-- Required task --
Repeat the listing word for word. No pictures belong in the copy.

--- start Raw data ---

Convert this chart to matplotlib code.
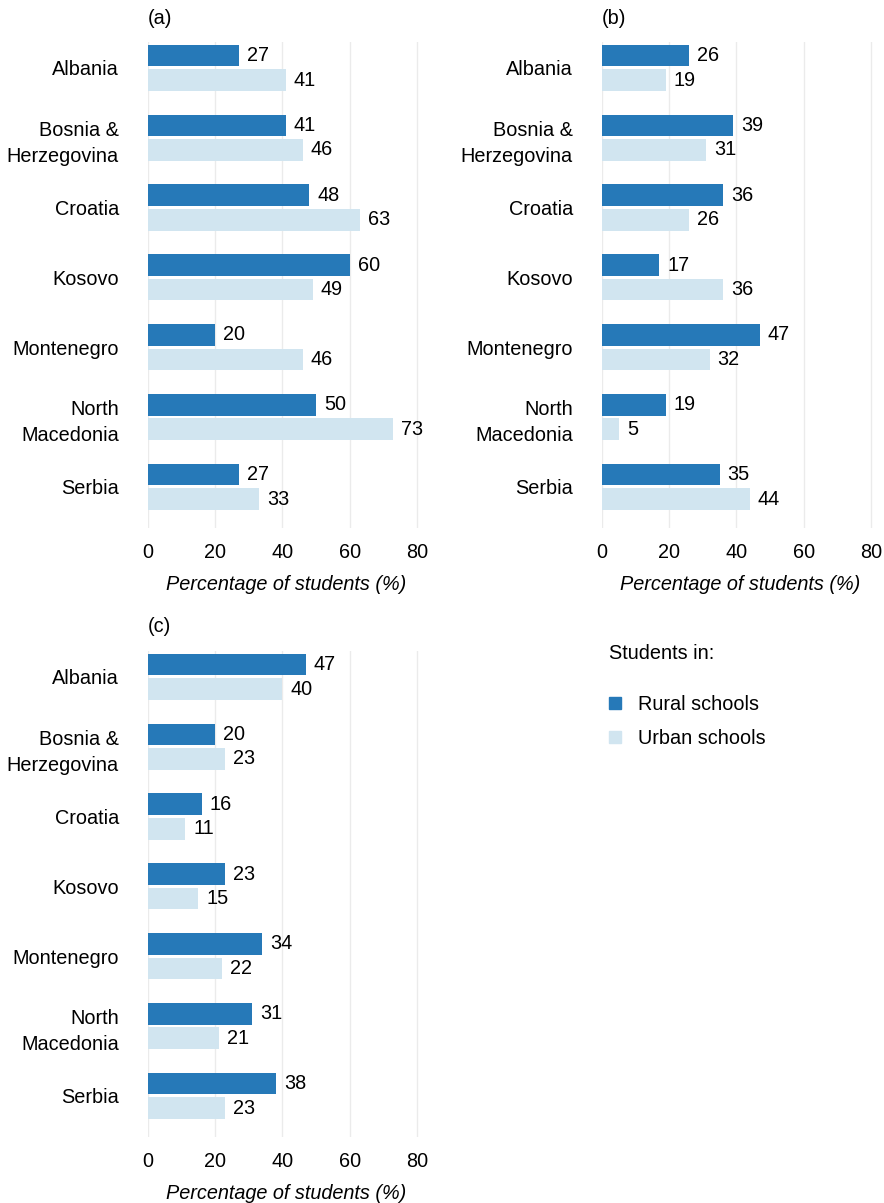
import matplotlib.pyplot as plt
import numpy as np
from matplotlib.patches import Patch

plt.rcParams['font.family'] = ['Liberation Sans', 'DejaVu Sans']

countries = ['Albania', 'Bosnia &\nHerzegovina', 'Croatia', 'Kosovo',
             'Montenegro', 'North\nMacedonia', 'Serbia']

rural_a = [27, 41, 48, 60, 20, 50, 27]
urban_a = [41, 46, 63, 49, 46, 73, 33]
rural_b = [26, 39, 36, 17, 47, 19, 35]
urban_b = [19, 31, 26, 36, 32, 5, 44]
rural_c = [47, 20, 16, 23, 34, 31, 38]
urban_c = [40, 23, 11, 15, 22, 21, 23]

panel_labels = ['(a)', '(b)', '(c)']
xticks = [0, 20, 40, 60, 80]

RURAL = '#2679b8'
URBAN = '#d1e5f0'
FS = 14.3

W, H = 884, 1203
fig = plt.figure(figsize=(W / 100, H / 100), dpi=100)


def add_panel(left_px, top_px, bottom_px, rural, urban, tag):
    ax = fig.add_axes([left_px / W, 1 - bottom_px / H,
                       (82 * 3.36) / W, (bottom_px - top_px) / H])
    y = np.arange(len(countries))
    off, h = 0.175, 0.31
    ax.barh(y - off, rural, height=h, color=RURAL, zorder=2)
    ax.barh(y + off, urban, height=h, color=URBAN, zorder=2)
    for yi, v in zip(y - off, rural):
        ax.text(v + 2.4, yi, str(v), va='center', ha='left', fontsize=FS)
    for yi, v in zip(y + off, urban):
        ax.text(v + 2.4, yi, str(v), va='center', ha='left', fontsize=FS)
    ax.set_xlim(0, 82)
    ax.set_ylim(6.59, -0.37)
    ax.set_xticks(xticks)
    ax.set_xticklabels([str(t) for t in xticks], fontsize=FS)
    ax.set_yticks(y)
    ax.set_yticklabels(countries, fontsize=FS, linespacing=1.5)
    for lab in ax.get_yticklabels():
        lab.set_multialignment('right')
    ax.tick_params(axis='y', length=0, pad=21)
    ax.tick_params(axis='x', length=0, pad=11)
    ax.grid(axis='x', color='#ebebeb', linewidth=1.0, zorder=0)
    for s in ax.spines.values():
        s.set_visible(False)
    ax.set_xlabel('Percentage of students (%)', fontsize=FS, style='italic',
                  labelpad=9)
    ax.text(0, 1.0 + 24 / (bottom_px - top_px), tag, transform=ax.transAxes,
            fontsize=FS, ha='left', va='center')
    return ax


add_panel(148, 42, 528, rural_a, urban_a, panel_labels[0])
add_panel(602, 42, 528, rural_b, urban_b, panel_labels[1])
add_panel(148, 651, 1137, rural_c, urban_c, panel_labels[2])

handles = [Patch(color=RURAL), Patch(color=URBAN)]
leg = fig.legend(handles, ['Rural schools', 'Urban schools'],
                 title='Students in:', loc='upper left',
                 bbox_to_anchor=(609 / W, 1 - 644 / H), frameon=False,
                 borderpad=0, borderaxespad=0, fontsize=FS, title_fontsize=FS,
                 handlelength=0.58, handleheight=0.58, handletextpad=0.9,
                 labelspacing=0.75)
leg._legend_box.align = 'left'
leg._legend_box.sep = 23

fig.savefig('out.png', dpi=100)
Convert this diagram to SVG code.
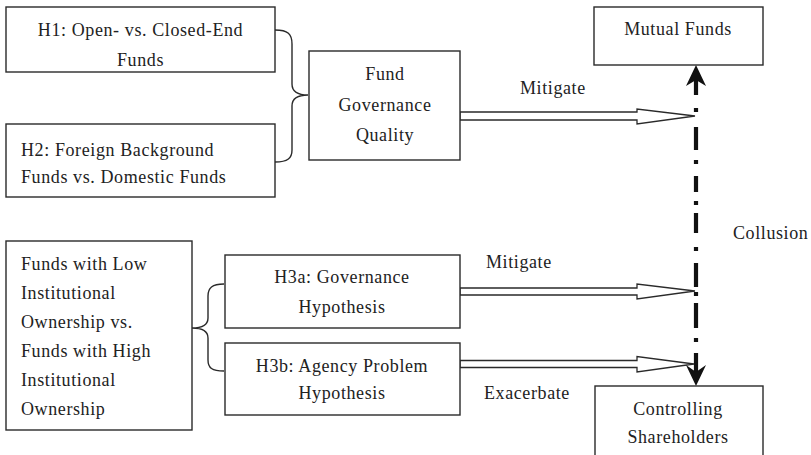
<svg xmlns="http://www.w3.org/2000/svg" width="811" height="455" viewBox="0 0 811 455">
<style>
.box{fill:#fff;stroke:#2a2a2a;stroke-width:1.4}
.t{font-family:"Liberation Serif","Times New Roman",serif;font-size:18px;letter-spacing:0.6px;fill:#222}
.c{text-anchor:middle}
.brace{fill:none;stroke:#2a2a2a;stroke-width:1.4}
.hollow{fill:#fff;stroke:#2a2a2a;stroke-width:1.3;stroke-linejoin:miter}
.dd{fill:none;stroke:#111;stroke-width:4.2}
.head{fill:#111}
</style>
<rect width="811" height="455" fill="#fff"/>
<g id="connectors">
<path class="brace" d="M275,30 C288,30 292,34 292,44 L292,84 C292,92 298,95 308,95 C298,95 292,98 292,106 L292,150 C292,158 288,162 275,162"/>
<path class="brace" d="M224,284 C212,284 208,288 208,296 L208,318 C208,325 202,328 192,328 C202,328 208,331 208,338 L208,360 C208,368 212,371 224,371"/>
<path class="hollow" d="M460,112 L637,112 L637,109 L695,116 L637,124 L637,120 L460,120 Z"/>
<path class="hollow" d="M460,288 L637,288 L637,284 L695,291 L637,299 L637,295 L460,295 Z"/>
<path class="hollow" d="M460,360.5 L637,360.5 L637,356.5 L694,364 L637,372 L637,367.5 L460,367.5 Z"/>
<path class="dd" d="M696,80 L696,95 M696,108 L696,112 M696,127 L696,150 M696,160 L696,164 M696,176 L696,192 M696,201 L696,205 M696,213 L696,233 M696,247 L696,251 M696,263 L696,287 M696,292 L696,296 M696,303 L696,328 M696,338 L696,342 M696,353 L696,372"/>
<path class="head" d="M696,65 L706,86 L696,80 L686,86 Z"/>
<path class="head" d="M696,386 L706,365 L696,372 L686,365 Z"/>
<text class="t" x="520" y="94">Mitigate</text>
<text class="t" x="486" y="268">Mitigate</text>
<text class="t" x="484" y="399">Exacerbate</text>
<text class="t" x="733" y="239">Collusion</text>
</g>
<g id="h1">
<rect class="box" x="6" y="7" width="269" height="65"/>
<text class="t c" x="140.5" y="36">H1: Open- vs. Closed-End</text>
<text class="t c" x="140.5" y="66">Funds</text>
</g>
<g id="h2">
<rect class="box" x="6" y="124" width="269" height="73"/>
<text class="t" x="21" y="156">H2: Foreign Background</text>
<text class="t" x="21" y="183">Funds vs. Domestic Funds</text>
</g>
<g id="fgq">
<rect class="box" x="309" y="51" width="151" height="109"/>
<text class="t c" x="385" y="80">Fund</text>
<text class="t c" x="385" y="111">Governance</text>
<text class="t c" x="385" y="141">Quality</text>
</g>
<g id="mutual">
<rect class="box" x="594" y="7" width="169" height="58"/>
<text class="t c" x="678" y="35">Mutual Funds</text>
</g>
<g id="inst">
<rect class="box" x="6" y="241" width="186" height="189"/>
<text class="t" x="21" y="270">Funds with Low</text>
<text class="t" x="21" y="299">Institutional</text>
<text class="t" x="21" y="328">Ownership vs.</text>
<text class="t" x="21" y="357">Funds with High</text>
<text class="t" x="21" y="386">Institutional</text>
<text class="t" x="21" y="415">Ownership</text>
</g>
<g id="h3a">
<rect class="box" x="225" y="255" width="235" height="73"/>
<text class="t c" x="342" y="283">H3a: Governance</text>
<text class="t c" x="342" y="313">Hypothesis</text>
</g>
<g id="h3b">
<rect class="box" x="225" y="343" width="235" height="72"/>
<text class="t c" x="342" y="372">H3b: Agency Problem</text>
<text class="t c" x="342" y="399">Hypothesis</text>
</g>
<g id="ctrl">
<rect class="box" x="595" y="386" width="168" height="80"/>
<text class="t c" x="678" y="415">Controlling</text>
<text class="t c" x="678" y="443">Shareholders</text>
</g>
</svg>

--- end Raw data ---

-- Full solution --
Convert this chart to matplotlib code.
import matplotlib.pyplot as plt
import numpy as np
from matplotlib.patches import Patch

plt.rcParams['font.family'] = ['Liberation Sans', 'DejaVu Sans']

countries = ['Albania', 'Bosnia &\nHerzegovina', 'Croatia', 'Kosovo',
             'Montenegro', 'North\nMacedonia', 'Serbia']

rural_a = [27, 41, 48, 60, 20, 50, 27]
urban_a = [41, 46, 63, 49, 46, 73, 33]
rural_b = [26, 39, 36, 17, 47, 19, 35]
urban_b = [19, 31, 26, 36, 32, 5, 44]
rural_c = [47, 20, 16, 23, 34, 31, 38]
urban_c = [40, 23, 11, 15, 22, 21, 23]

panel_labels = ['(a)', '(b)', '(c)']
xticks = [0, 20, 40, 60, 80]

RURAL = '#2679b8'
URBAN = '#d1e5f0'
FS = 14.3

W, H = 884, 1203
fig = plt.figure(figsize=(W / 100, H / 100), dpi=100)


def add_panel(left_px, top_px, bottom_px, rural, urban, tag):
    ax = fig.add_axes([left_px / W, 1 - bottom_px / H,
                       (82 * 3.36) / W, (bottom_px - top_px) / H])
    y = np.arange(len(countries))
    off, h = 0.175, 0.31
    ax.barh(y - off, rural, height=h, color=RURAL, zorder=2)
    ax.barh(y + off, urban, height=h, color=URBAN, zorder=2)
    for yi, v in zip(y - off, rural):
        ax.text(v + 2.4, yi, str(v), va='center', ha='left', fontsize=FS)
    for yi, v in zip(y + off, urban):
        ax.text(v + 2.4, yi, str(v), va='center', ha='left', fontsize=FS)
    ax.set_xlim(0, 82)
    ax.set_ylim(6.59, -0.37)
    ax.set_xticks(xticks)
    ax.set_xticklabels([str(t) for t in xticks], fontsize=FS)
    ax.set_yticks(y)
    ax.set_yticklabels(countries, fontsize=FS, linespacing=1.5)
    for lab in ax.get_yticklabels():
        lab.set_multialignment('right')
    ax.tick_params(axis='y', length=0, pad=21)
    ax.tick_params(axis='x', length=0, pad=11)
    ax.grid(axis='x', color='#ebebeb', linewidth=1.0, zorder=0)
    for s in ax.spines.values():
        s.set_visible(False)
    ax.set_xlabel('Percentage of students (%)', fontsize=FS, style='italic',
                  labelpad=9)
    ax.text(0, 1.0 + 24 / (bottom_px - top_px), tag, transform=ax.transAxes,
            fontsize=FS, ha='left', va='center')
    return ax


add_panel(148, 42, 528, rural_a, urban_a, panel_labels[0])
add_panel(602, 42, 528, rural_b, urban_b, panel_labels[1])
add_panel(148, 651, 1137, rural_c, urban_c, panel_labels[2])

handles = [Patch(color=RURAL), Patch(color=URBAN)]
leg = fig.legend(handles, ['Rural schools', 'Urban schools'],
                 title='Students in:', loc='upper left',
                 bbox_to_anchor=(609 / W, 1 - 644 / H), frameon=False,
                 borderpad=0, borderaxespad=0, fontsize=FS, title_fontsize=FS,
                 handlelength=0.58, handleheight=0.58, handletextpad=0.9,
                 labelspacing=0.75)
leg._legend_box.align = 'left'
leg._legend_box.sep = 23

fig.savefig('out.png', dpi=100)
Convert this diagram to SVG code.
<svg xmlns="http://www.w3.org/2000/svg" width="811" height="455" viewBox="0 0 811 455">
<style>
.box{fill:#fff;stroke:#2a2a2a;stroke-width:1.4}
.t{font-family:"Liberation Serif","Times New Roman",serif;font-size:18px;letter-spacing:0.6px;fill:#222}
.c{text-anchor:middle}
.brace{fill:none;stroke:#2a2a2a;stroke-width:1.4}
.hollow{fill:#fff;stroke:#2a2a2a;stroke-width:1.3;stroke-linejoin:miter}
.dd{fill:none;stroke:#111;stroke-width:4.2}
.head{fill:#111}
</style>
<rect width="811" height="455" fill="#fff"/>
<g id="connectors">
<path class="brace" d="M275,30 C288,30 292,34 292,44 L292,84 C292,92 298,95 308,95 C298,95 292,98 292,106 L292,150 C292,158 288,162 275,162"/>
<path class="brace" d="M224,284 C212,284 208,288 208,296 L208,318 C208,325 202,328 192,328 C202,328 208,331 208,338 L208,360 C208,368 212,371 224,371"/>
<path class="hollow" d="M460,112 L637,112 L637,109 L695,116 L637,124 L637,120 L460,120 Z"/>
<path class="hollow" d="M460,288 L637,288 L637,284 L695,291 L637,299 L637,295 L460,295 Z"/>
<path class="hollow" d="M460,360.5 L637,360.5 L637,356.5 L694,364 L637,372 L637,367.5 L460,367.5 Z"/>
<path class="dd" d="M696,80 L696,95 M696,108 L696,112 M696,127 L696,150 M696,160 L696,164 M696,176 L696,192 M696,201 L696,205 M696,213 L696,233 M696,247 L696,251 M696,263 L696,287 M696,292 L696,296 M696,303 L696,328 M696,338 L696,342 M696,353 L696,372"/>
<path class="head" d="M696,65 L706,86 L696,80 L686,86 Z"/>
<path class="head" d="M696,386 L706,365 L696,372 L686,365 Z"/>
<text class="t" x="520" y="94">Mitigate</text>
<text class="t" x="486" y="268">Mitigate</text>
<text class="t" x="484" y="399">Exacerbate</text>
<text class="t" x="733" y="239">Collusion</text>
</g>
<g id="h1">
<rect class="box" x="6" y="7" width="269" height="65"/>
<text class="t c" x="140.5" y="36">H1: Open- vs. Closed-End</text>
<text class="t c" x="140.5" y="66">Funds</text>
</g>
<g id="h2">
<rect class="box" x="6" y="124" width="269" height="73"/>
<text class="t" x="21" y="156">H2: Foreign Background</text>
<text class="t" x="21" y="183">Funds vs. Domestic Funds</text>
</g>
<g id="fgq">
<rect class="box" x="309" y="51" width="151" height="109"/>
<text class="t c" x="385" y="80">Fund</text>
<text class="t c" x="385" y="111">Governance</text>
<text class="t c" x="385" y="141">Quality</text>
</g>
<g id="mutual">
<rect class="box" x="594" y="7" width="169" height="58"/>
<text class="t c" x="678" y="35">Mutual Funds</text>
</g>
<g id="inst">
<rect class="box" x="6" y="241" width="186" height="189"/>
<text class="t" x="21" y="270">Funds with Low</text>
<text class="t" x="21" y="299">Institutional</text>
<text class="t" x="21" y="328">Ownership vs.</text>
<text class="t" x="21" y="357">Funds with High</text>
<text class="t" x="21" y="386">Institutional</text>
<text class="t" x="21" y="415">Ownership</text>
</g>
<g id="h3a">
<rect class="box" x="225" y="255" width="235" height="73"/>
<text class="t c" x="342" y="283">H3a: Governance</text>
<text class="t c" x="342" y="313">Hypothesis</text>
</g>
<g id="h3b">
<rect class="box" x="225" y="343" width="235" height="72"/>
<text class="t c" x="342" y="372">H3b: Agency Problem</text>
<text class="t c" x="342" y="399">Hypothesis</text>
</g>
<g id="ctrl">
<rect class="box" x="595" y="386" width="168" height="80"/>
<text class="t c" x="678" y="415">Controlling</text>
<text class="t c" x="678" y="443">Shareholders</text>
</g>
</svg>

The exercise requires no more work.